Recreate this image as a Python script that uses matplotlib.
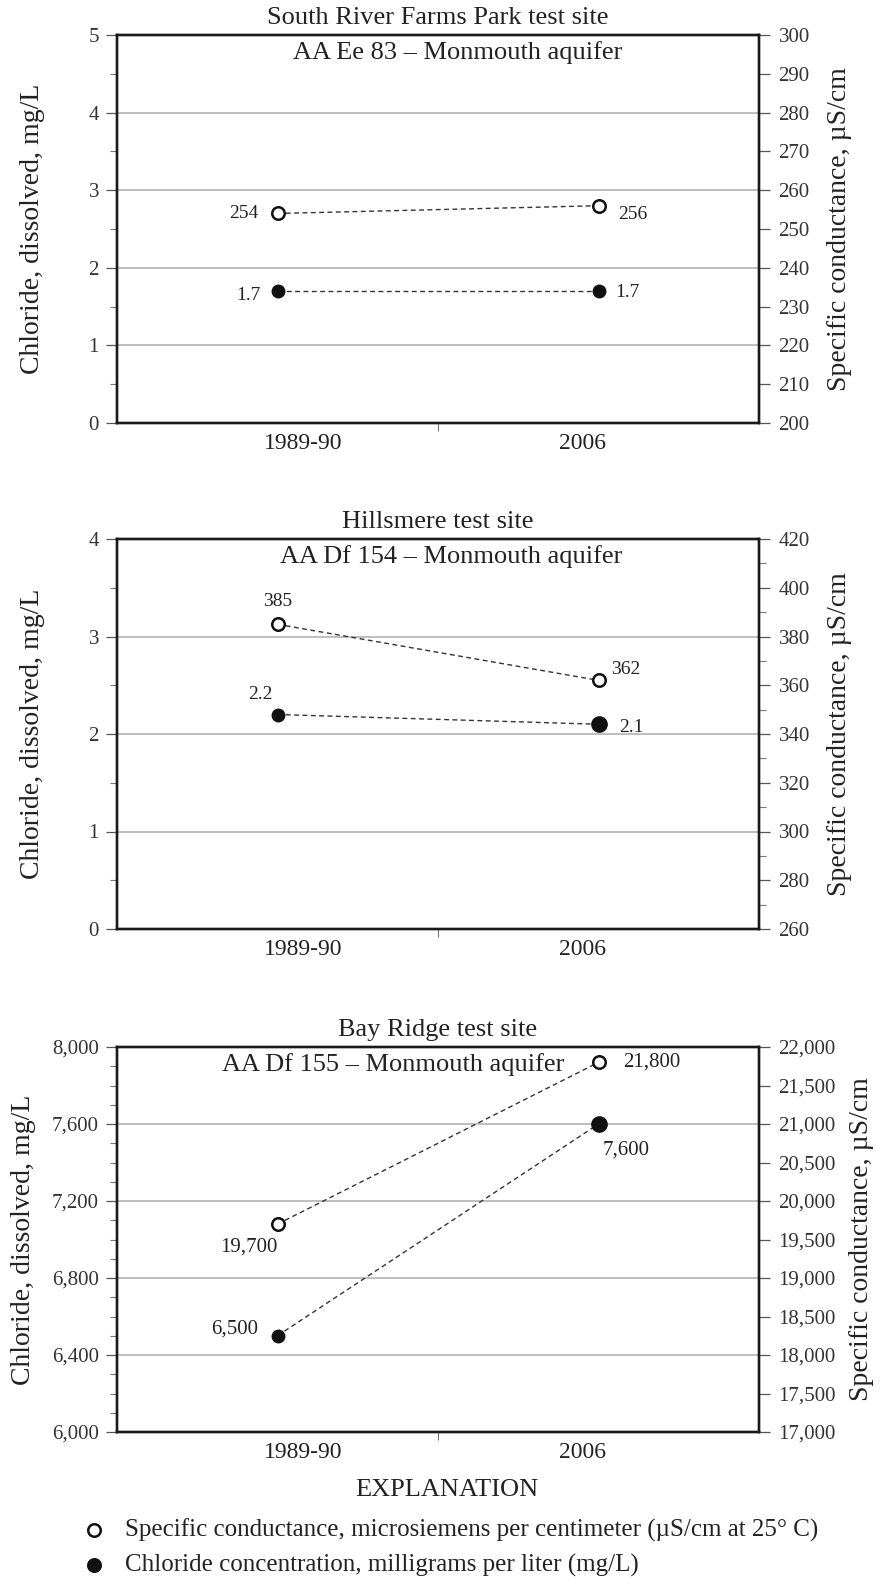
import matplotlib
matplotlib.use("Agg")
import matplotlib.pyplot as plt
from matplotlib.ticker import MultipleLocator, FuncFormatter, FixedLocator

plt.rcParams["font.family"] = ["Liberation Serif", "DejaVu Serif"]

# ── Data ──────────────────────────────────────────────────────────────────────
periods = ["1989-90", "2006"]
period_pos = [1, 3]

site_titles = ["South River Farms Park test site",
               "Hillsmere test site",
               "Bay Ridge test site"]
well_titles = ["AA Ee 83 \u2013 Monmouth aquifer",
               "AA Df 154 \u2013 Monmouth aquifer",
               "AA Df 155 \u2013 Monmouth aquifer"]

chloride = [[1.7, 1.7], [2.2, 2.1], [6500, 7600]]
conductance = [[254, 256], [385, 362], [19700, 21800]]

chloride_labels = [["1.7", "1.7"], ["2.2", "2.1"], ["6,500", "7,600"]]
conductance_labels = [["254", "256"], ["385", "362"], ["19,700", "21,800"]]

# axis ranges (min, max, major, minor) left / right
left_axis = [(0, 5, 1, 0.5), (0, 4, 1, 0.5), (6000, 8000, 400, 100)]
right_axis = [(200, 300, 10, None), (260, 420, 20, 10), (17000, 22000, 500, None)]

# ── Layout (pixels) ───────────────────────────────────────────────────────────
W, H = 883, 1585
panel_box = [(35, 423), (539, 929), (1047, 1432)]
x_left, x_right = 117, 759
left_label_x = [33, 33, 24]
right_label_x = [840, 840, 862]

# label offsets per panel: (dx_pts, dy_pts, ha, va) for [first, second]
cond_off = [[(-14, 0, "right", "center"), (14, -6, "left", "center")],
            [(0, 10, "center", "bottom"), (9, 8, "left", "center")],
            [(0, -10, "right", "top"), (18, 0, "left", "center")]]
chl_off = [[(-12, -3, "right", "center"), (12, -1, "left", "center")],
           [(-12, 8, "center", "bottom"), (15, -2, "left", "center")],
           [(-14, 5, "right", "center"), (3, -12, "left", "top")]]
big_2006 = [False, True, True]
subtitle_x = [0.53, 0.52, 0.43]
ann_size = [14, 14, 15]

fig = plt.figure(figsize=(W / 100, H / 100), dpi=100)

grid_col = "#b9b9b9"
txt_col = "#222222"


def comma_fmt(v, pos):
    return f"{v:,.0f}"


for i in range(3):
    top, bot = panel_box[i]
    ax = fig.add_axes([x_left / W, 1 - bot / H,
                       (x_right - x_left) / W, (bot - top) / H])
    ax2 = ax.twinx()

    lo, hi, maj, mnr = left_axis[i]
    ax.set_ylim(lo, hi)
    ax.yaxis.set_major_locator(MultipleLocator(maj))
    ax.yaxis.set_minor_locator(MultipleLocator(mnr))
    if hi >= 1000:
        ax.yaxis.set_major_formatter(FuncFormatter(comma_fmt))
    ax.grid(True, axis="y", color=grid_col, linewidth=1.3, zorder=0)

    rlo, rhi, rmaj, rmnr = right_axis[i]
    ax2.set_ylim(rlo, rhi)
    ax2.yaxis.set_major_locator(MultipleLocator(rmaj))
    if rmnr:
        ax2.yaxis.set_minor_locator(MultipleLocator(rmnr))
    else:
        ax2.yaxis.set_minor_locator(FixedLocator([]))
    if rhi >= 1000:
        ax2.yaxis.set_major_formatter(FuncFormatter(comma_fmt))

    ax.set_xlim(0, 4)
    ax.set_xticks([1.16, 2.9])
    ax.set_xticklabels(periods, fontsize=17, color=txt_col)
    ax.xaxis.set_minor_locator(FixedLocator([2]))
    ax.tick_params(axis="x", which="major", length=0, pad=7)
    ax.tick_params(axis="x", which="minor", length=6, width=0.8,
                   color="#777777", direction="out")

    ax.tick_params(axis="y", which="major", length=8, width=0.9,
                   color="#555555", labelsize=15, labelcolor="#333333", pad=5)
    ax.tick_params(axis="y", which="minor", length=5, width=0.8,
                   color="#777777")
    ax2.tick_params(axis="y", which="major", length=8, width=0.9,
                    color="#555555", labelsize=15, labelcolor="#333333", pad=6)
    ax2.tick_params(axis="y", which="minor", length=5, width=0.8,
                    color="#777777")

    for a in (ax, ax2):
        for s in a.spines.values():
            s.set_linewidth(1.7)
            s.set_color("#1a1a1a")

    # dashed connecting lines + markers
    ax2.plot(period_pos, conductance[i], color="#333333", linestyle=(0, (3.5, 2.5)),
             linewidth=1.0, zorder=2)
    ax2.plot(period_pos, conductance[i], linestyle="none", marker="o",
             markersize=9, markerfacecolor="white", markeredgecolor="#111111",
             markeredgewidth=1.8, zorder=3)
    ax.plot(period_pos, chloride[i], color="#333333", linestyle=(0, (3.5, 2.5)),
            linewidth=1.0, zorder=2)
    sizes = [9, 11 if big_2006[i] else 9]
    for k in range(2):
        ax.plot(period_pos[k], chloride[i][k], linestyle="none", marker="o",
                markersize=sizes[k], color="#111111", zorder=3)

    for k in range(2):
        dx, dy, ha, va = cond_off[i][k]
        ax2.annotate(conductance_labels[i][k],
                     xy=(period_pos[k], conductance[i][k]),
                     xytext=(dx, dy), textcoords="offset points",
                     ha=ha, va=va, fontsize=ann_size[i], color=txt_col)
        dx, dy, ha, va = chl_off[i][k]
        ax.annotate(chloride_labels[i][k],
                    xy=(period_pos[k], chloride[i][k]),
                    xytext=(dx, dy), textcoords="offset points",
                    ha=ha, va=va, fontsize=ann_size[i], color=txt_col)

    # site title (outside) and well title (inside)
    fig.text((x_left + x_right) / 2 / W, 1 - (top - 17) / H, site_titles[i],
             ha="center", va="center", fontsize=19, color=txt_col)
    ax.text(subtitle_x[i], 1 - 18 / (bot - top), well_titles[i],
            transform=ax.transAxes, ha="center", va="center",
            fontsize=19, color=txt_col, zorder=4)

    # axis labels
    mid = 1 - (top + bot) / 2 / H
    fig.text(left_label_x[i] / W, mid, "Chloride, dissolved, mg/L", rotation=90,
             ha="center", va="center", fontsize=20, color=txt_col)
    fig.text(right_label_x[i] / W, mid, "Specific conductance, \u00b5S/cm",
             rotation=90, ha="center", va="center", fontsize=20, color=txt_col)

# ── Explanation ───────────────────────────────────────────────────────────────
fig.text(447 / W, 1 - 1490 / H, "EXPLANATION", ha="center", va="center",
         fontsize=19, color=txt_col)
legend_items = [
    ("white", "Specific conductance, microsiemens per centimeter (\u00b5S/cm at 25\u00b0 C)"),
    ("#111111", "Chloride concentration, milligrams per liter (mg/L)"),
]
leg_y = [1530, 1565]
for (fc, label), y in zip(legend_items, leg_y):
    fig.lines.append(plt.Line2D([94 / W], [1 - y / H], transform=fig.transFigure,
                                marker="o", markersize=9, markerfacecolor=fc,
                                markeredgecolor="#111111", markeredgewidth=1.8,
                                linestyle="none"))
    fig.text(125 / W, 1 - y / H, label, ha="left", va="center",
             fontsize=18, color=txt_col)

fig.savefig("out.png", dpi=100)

▸ Written task: Repeat the data exactly, excluding the pictures.

▸ Task result:
Recreate this image as a Python script that uses matplotlib.
import matplotlib
matplotlib.use("Agg")
import matplotlib.pyplot as plt
from matplotlib.ticker import MultipleLocator, FuncFormatter, FixedLocator

plt.rcParams["font.family"] = ["Liberation Serif", "DejaVu Serif"]

# ── Data ──────────────────────────────────────────────────────────────────────
periods = ["1989-90", "2006"]
period_pos = [1, 3]

site_titles = ["South River Farms Park test site",
               "Hillsmere test site",
               "Bay Ridge test site"]
well_titles = ["AA Ee 83 \u2013 Monmouth aquifer",
               "AA Df 154 \u2013 Monmouth aquifer",
               "AA Df 155 \u2013 Monmouth aquifer"]

chloride = [[1.7, 1.7], [2.2, 2.1], [6500, 7600]]
conductance = [[254, 256], [385, 362], [19700, 21800]]

chloride_labels = [["1.7", "1.7"], ["2.2", "2.1"], ["6,500", "7,600"]]
conductance_labels = [["254", "256"], ["385", "362"], ["19,700", "21,800"]]

# axis ranges (min, max, major, minor) left / right
left_axis = [(0, 5, 1, 0.5), (0, 4, 1, 0.5), (6000, 8000, 400, 100)]
right_axis = [(200, 300, 10, None), (260, 420, 20, 10), (17000, 22000, 500, None)]

# ── Layout (pixels) ───────────────────────────────────────────────────────────
W, H = 883, 1585
panel_box = [(35, 423), (539, 929), (1047, 1432)]
x_left, x_right = 117, 759
left_label_x = [33, 33, 24]
right_label_x = [840, 840, 862]

# label offsets per panel: (dx_pts, dy_pts, ha, va) for [first, second]
cond_off = [[(-14, 0, "right", "center"), (14, -6, "left", "center")],
            [(0, 10, "center", "bottom"), (9, 8, "left", "center")],
            [(0, -10, "right", "top"), (18, 0, "left", "center")]]
chl_off = [[(-12, -3, "right", "center"), (12, -1, "left", "center")],
           [(-12, 8, "center", "bottom"), (15, -2, "left", "center")],
           [(-14, 5, "right", "center"), (3, -12, "left", "top")]]
big_2006 = [False, True, True]
subtitle_x = [0.53, 0.52, 0.43]
ann_size = [14, 14, 15]

fig = plt.figure(figsize=(W / 100, H / 100), dpi=100)

grid_col = "#b9b9b9"
txt_col = "#222222"


def comma_fmt(v, pos):
    return f"{v:,.0f}"


for i in range(3):
    top, bot = panel_box[i]
    ax = fig.add_axes([x_left / W, 1 - bot / H,
                       (x_right - x_left) / W, (bot - top) / H])
    ax2 = ax.twinx()

    lo, hi, maj, mnr = left_axis[i]
    ax.set_ylim(lo, hi)
    ax.yaxis.set_major_locator(MultipleLocator(maj))
    ax.yaxis.set_minor_locator(MultipleLocator(mnr))
    if hi >= 1000:
        ax.yaxis.set_major_formatter(FuncFormatter(comma_fmt))
    ax.grid(True, axis="y", color=grid_col, linewidth=1.3, zorder=0)

    rlo, rhi, rmaj, rmnr = right_axis[i]
    ax2.set_ylim(rlo, rhi)
    ax2.yaxis.set_major_locator(MultipleLocator(rmaj))
    if rmnr:
        ax2.yaxis.set_minor_locator(MultipleLocator(rmnr))
    else:
        ax2.yaxis.set_minor_locator(FixedLocator([]))
    if rhi >= 1000:
        ax2.yaxis.set_major_formatter(FuncFormatter(comma_fmt))

    ax.set_xlim(0, 4)
    ax.set_xticks([1.16, 2.9])
    ax.set_xticklabels(periods, fontsize=17, color=txt_col)
    ax.xaxis.set_minor_locator(FixedLocator([2]))
    ax.tick_params(axis="x", which="major", length=0, pad=7)
    ax.tick_params(axis="x", which="minor", length=6, width=0.8,
                   color="#777777", direction="out")

    ax.tick_params(axis="y", which="major", length=8, width=0.9,
                   color="#555555", labelsize=15, labelcolor="#333333", pad=5)
    ax.tick_params(axis="y", which="minor", length=5, width=0.8,
                   color="#777777")
    ax2.tick_params(axis="y", which="major", length=8, width=0.9,
                    color="#555555", labelsize=15, labelcolor="#333333", pad=6)
    ax2.tick_params(axis="y", which="minor", length=5, width=0.8,
                    color="#777777")

    for a in (ax, ax2):
        for s in a.spines.values():
            s.set_linewidth(1.7)
            s.set_color("#1a1a1a")

    # dashed connecting lines + markers
    ax2.plot(period_pos, conductance[i], color="#333333", linestyle=(0, (3.5, 2.5)),
             linewidth=1.0, zorder=2)
    ax2.plot(period_pos, conductance[i], linestyle="none", marker="o",
             markersize=9, markerfacecolor="white", markeredgecolor="#111111",
             markeredgewidth=1.8, zorder=3)
    ax.plot(period_pos, chloride[i], color="#333333", linestyle=(0, (3.5, 2.5)),
            linewidth=1.0, zorder=2)
    sizes = [9, 11 if big_2006[i] else 9]
    for k in range(2):
        ax.plot(period_pos[k], chloride[i][k], linestyle="none", marker="o",
                markersize=sizes[k], color="#111111", zorder=3)

    for k in range(2):
        dx, dy, ha, va = cond_off[i][k]
        ax2.annotate(conductance_labels[i][k],
                     xy=(period_pos[k], conductance[i][k]),
                     xytext=(dx, dy), textcoords="offset points",
                     ha=ha, va=va, fontsize=ann_size[i], color=txt_col)
        dx, dy, ha, va = chl_off[i][k]
        ax.annotate(chloride_labels[i][k],
                    xy=(period_pos[k], chloride[i][k]),
                    xytext=(dx, dy), textcoords="offset points",
                    ha=ha, va=va, fontsize=ann_size[i], color=txt_col)

    # site title (outside) and well title (inside)
    fig.text((x_left + x_right) / 2 / W, 1 - (top - 17) / H, site_titles[i],
             ha="center", va="center", fontsize=19, color=txt_col)
    ax.text(subtitle_x[i], 1 - 18 / (bot - top), well_titles[i],
            transform=ax.transAxes, ha="center", va="center",
            fontsize=19, color=txt_col, zorder=4)

    # axis labels
    mid = 1 - (top + bot) / 2 / H
    fig.text(left_label_x[i] / W, mid, "Chloride, dissolved, mg/L", rotation=90,
             ha="center", va="center", fontsize=20, color=txt_col)
    fig.text(right_label_x[i] / W, mid, "Specific conductance, \u00b5S/cm",
             rotation=90, ha="center", va="center", fontsize=20, color=txt_col)

# ── Explanation ───────────────────────────────────────────────────────────────
fig.text(447 / W, 1 - 1490 / H, "EXPLANATION", ha="center", va="center",
         fontsize=19, color=txt_col)
legend_items = [
    ("white", "Specific conductance, microsiemens per centimeter (\u00b5S/cm at 25\u00b0 C)"),
    ("#111111", "Chloride concentration, milligrams per liter (mg/L)"),
]
leg_y = [1530, 1565]
for (fc, label), y in zip(legend_items, leg_y):
    fig.lines.append(plt.Line2D([94 / W], [1 - y / H], transform=fig.transFigure,
                                marker="o", markersize=9, markerfacecolor=fc,
                                markeredgecolor="#111111", markeredgewidth=1.8,
                                linestyle="none"))
    fig.text(125 / W, 1 - y / H, label, ha="left", va="center",
             fontsize=18, color=txt_col)

fig.savefig("out.png", dpi=100)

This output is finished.